→ Task:
Write the data out again exactly, with no pictures.

[Records with drawing code]
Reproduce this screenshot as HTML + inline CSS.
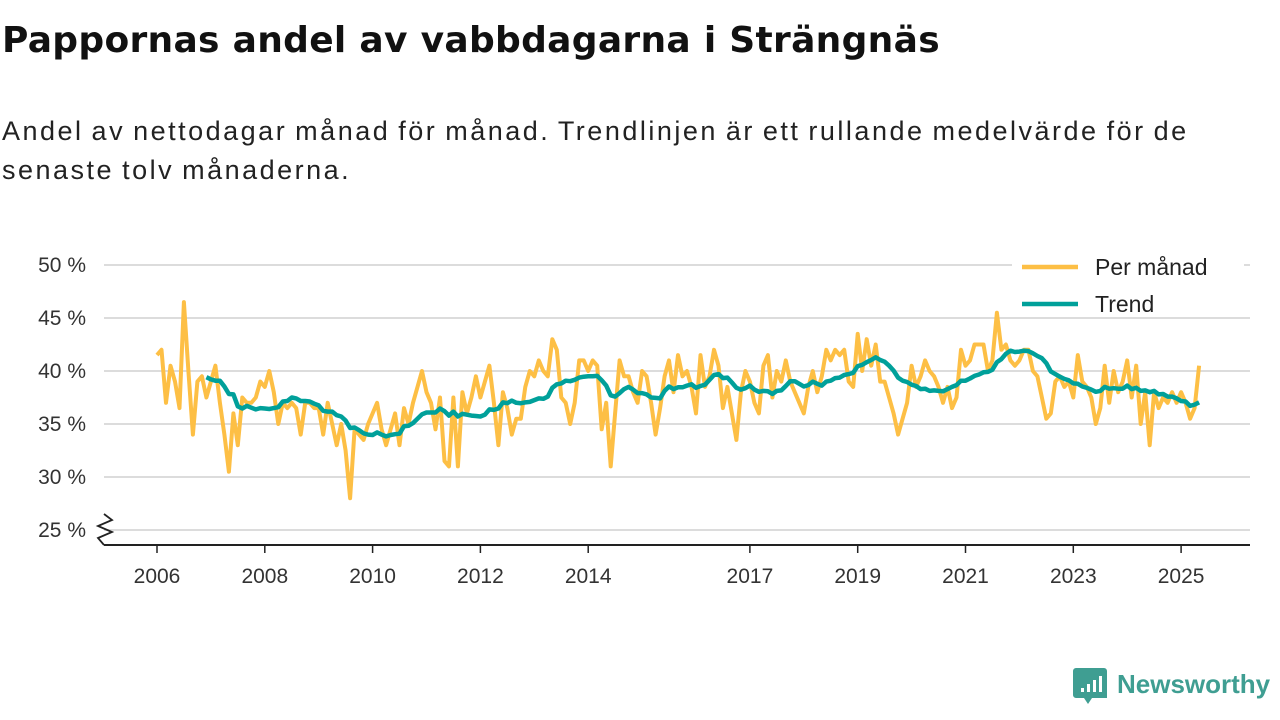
<!DOCTYPE html>
<html><head><meta charset="utf-8">
<style>
body{margin:0;width:1280px;height:720px;background:#fff;font-family:"Liberation Sans","DejaVu Sans",sans-serif;overflow:hidden}
h1{position:absolute;left:2px;top:20px;margin:0;font-family:"DejaVu Sans",sans-serif;font-size:36px;font-weight:bold;color:#111;white-space:nowrap;letter-spacing:0.3px}
p{position:absolute;left:2px;top:112px;margin:0;font-size:27px;line-height:39px;color:#222;width:1240px;letter-spacing:2.5px;word-spacing:-2px}
svg{position:absolute;left:0;top:0}
</style></head><body>
<h1>Pappornas andel av vabbdagarna i Strängnäs</h1>
<p>Andel av nettodagar månad för månad. Trendlinjen är ett rullande medelvärde för de<br>senaste tolv månaderna.</p>
<svg id="chart" width="1280" height="720"></svg>
<script>
const yTicks=[25,30,35,40,45,50];
const xTickYears=[2006,2008,2010,2012,2014,2017,2019,2021,2023,2025];
const startYear=2006;
const monthly=[
41.5,42,37,40.5,39,36.5,46.5,40,34,39,39.5,37.5,
39,40.5,37,34,30.5,36,33,37.5,37,37,37.5,39,
38.5,40,38,35,37,36.5,37,36.5,34,37,37,36.5,
36.5,34,37,35,33,35,32.5,28,34.5,34,33.5,35,
36,37,34.5,33,34.5,36,33,36.5,35,37,38.5,40,
38,37,34.5,37.5,31.5,31,37.5,31,38,36,37.5,39.5,
37.5,39,40.5,37,33,38,36.5,34,35.5,35.5,38.5,40,
39.5,41,40,39.5,43,42,37.5,37,35,37,41,41,
40,41,40.5,34.5,37,31,36,41,39.5,39.5,38,37,
40,39.5,37,34,36.5,39.5,41,38,41.5,39.5,40,38.5,
36,41.5,38.5,39.5,42,40.5,36.5,38.5,36,33.5,38,40,
39,37,36,40.5,41.5,37.5,40,39,41,39,38,37,
36,38.5,40,38,39.5,42,41,42,41.5,42,39,38.5,
43.5,40,43,40.5,42.5,39,39,37.5,36,34,35.5,37,
40.5,38.5,39.5,41,40,39.5,38.5,37,38.5,36.5,37.5,42,
40.5,41,42.5,42.5,42.5,40,41,45.5,42,42.5,41,40.5,
41,42,42,40,39.5,37.5,35.5,36,39,39.5,38.5,39,
37.5,41.5,39,38.5,37.5,35,36.5,40.5,37,40,38,39,
41,37.5,40.5,35,38,33,38,36.5,37.5,37,38,37,
38,37,35.5,36.5,40.5];
const trendWindow=12;
const NS="http://www.w3.org/2000/svg";
const svg=document.getElementById('chart');
const X=m=>157+m*(53.9/12);
const Y=v=>265+(50-v)*10.6;
function el(t,a){const e=document.createElementNS(NS,t);for(const k in a)e.setAttribute(k,a[k]);svg.appendChild(e);return e;}
yTicks.forEach(v=>{
  const g=el('line',{x1:104,x2:1250,y1:Y(v),y2:Y(v),stroke:'#dcdcdc','stroke-width':2});
  
  
  const t=el('text',{x:86,y:Y(v)+7,'text-anchor':'end','font-size':21,fill:'#333'});
  t.textContent=v+' %';
  
  
});
const br=el('path',{d:'M104,514 L112,520 L98,526 L112,532 L98,538 L104,545',fill:'none',stroke:'#222','stroke-width':1.8});


const ax=el('line',{x1:104,x2:1250,y1:545,y2:545,stroke:'#222','stroke-width':2});


xTickYears.forEach(yr=>{
  const x=X((yr-startYear)*12);
  const tk=el('line',{x1:x,x2:x,y1:545,y2:553,stroke:'#222','stroke-width':1.5});
  
  
  const t=el('text',{x:x,y:583,'text-anchor':'middle','font-size':21,fill:'#333'});
  t.textContent=yr;
  
  
});
const mp=monthly.map((v,i)=>X(i).toFixed(1)+','+Y(v).toFixed(1)).join(' ');
const ml=el('polyline',{points:mp,fill:'none',stroke:'#fdbf45','stroke-width':4,'stroke-linejoin':'round'});


const tp=[];
for(let i=trendWindow-1;i<monthly.length;i++){let s=0;for(let j=i-trendWindow+1;j<=i;j++)s+=monthly[j];tp.push(X(i).toFixed(1)+','+Y(s/trendWindow).toFixed(1));}
const tl=el('polyline',{points:tp.join(' '),fill:'none',stroke:'#00a09a','stroke-width':4.5,'stroke-linejoin':'round'});


const lb=el('rect',{x:1012,y:247,width:232,height:70,fill:'#fff'});


[['Per månad','#fdbf45',267],['Trend','#00a09a',304]].forEach(([n,c,y])=>{
  const l=el('line',{x1:1022,x2:1078,y1:y,y2:y,stroke:c,'stroke-width':4.5});
  
  
  const t=el('text',{x:1095,y:y+8,'font-size':23,fill:'#222'});
  t.textContent=n;
  
  
});
const lg=el('path',{d:'M1076,668 h28 a3,3 0 0 1 3,3 v27 h-15 l-4,6 l-4,-6 h-8 a3,3 0 0 1 -3,-3 v-24 a3,3 0 0 1 3,-3z',fill:'#3f9e92'});


[[1081,688,6],[1087,684,10],[1093,680,14],[1099,676,18]].forEach(([x,y,h])=>{
  const b=el('rect',{x:x,y:y,width:3,height:h-2,fill:'#fff'});
  
  
});
const lt=el('text',{x:1117,y:693,'font-size':26,'font-weight':'bold',fill:'#3f9e92'});
lt.textContent='Newsworthy';


</script>
</body></html>
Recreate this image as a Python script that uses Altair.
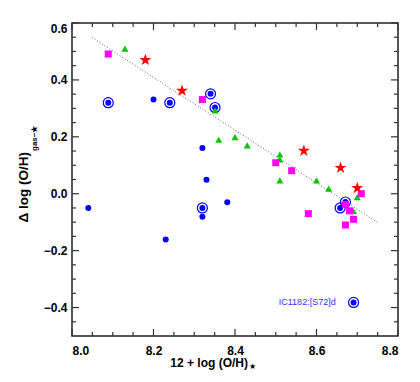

→ Full answer:
Reproduce this screenshot as HTML + inline CSS.
<!DOCTYPE html>
<html><head><meta charset="utf-8">
<style>
body{margin:0;width:1280px;height:720px;background:#fff;font-family:"Liberation Sans","DejaVu Sans",sans-serif;overflow:hidden}
h1{position:absolute;left:2px;top:20px;margin:0;font-family:"DejaVu Sans",sans-serif;font-size:36px;font-weight:bold;color:#111;white-space:nowrap;letter-spacing:0.3px}
p{position:absolute;left:2px;top:112px;margin:0;font-size:27px;line-height:39px;color:#222;width:1240px;letter-spacing:2.5px;word-spacing:-2px}
svg{position:absolute;left:0;top:0}
</style></head><body>
<h1>Pappornas andel av vabbdagarna i Strängnäs</h1>
<p>Andel av nettodagar månad för månad. Trendlinjen är ett rullande medelvärde för de<br>senaste tolv månaderna.</p>
<svg id="chart" width="1280" height="720"></svg>
<script>
const yTicks=[25,30,35,40,45,50];
const xTickYears=[2006,2008,2010,2012,2014,2017,2019,2021,2023,2025];
const startYear=2006;
const monthly=[
41.5,42,37,40.5,39,36.5,46.5,40,34,39,39.5,37.5,
39,40.5,37,34,30.5,36,33,37.5,37,37,37.5,39,
38.5,40,38,35,37,36.5,37,36.5,34,37,37,36.5,
36.5,34,37,35,33,35,32.5,28,34.5,34,33.5,35,
36,37,34.5,33,34.5,36,33,36.5,35,37,38.5,40,
38,37,34.5,37.5,31.5,31,37.5,31,38,36,37.5,39.5,
37.5,39,40.5,37,33,38,36.5,34,35.5,35.5,38.5,40,
39.5,41,40,39.5,43,42,37.5,37,35,37,41,41,
40,41,40.5,34.5,37,31,36,41,39.5,39.5,38,37,
40,39.5,37,34,36.5,39.5,41,38,41.5,39.5,40,38.5,
36,41.5,38.5,39.5,42,40.5,36.5,38.5,36,33.5,38,40,
39,37,36,40.5,41.5,37.5,40,39,41,39,38,37,
36,38.5,40,38,39.5,42,41,42,41.5,42,39,38.5,
43.5,40,43,40.5,42.5,39,39,37.5,36,34,35.5,37,
40.5,38.5,39.5,41,40,39.5,38.5,37,38.5,36.5,37.5,42,
40.5,41,42.5,42.5,42.5,40,41,45.5,42,42.5,41,40.5,
41,42,42,40,39.5,37.5,35.5,36,39,39.5,38.5,39,
37.5,41.5,39,38.5,37.5,35,36.5,40.5,37,40,38,39,
41,37.5,40.5,35,38,33,38,36.5,37.5,37,38,37,
38,37,35.5,36.5,40.5];
const trendWindow=12;
const NS="http://www.w3.org/2000/svg";
const svg=document.getElementById('chart');
const X=m=>157+m*(53.9/12);
const Y=v=>265+(50-v)*10.6;
function el(t,a){const e=document.createElementNS(NS,t);for(const k in a)e.setAttribute(k,a[k]);svg.appendChild(e);return e;}
yTicks.forEach(v=>{
  const g=el('line',{x1:104,x2:1250,y1:Y(v),y2:Y(v),stroke:'#dcdcdc','stroke-width':2});
  
  
  const t=el('text',{x:86,y:Y(v)+7,'text-anchor':'end','font-size':21,fill:'#333'});
  t.textContent=v+' %';
  
  
});
const br=el('path',{d:'M104,514 L112,520 L98,526 L112,532 L98,538 L104,545',fill:'none',stroke:'#222','stroke-width':1.8});


const ax=el('line',{x1:104,x2:1250,y1:545,y2:545,stroke:'#222','stroke-width':2});


xTickYears.forEach(yr=>{
  const x=X((yr-startYear)*12);
  const tk=el('line',{x1:x,x2:x,y1:545,y2:553,stroke:'#222','stroke-width':1.5});
  
  
  const t=el('text',{x:x,y:583,'text-anchor':'middle','font-size':21,fill:'#333'});
  t.textContent=yr;
  
  
});
const mp=monthly.map((v,i)=>X(i).toFixed(1)+','+Y(v).toFixed(1)).join(' ');
const ml=el('polyline',{points:mp,fill:'none',stroke:'#fdbf45','stroke-width':4,'stroke-linejoin':'round'});


const tp=[];
for(let i=trendWindow-1;i<monthly.length;i++){let s=0;for(let j=i-trendWindow+1;j<=i;j++)s+=monthly[j];tp.push(X(i).toFixed(1)+','+Y(s/trendWindow).toFixed(1));}
const tl=el('polyline',{points:tp.join(' '),fill:'none',stroke:'#00a09a','stroke-width':4.5,'stroke-linejoin':'round'});


const lb=el('rect',{x:1012,y:247,width:232,height:70,fill:'#fff'});


[['Per månad','#fdbf45',267],['Trend','#00a09a',304]].forEach(([n,c,y])=>{
  const l=el('line',{x1:1022,x2:1078,y1:y,y2:y,stroke:c,'stroke-width':4.5});
  
  
  const t=el('text',{x:1095,y:y+8,'font-size':23,fill:'#222'});
  t.textContent=n;
  
  
});
const lg=el('path',{d:'M1076,668 h28 a3,3 0 0 1 3,3 v27 h-15 l-4,6 l-4,-6 h-8 a3,3 0 0 1 -3,-3 v-24 a3,3 0 0 1 3,-3z',fill:'#3f9e92'});


[[1081,688,6],[1087,684,10],[1093,680,14],[1099,676,18]].forEach(([x,y,h])=>{
  const b=el('rect',{x:x,y:y,width:3,height:h-2,fill:'#fff'});
  
  
});
const lt=el('text',{x:1117,y:693,'font-size':26,'font-weight':'bold',fill:'#3f9e92'});
lt.textContent='Newsworthy';


</script>
</body></html>
Recreate this image as a Python script that uses Altair.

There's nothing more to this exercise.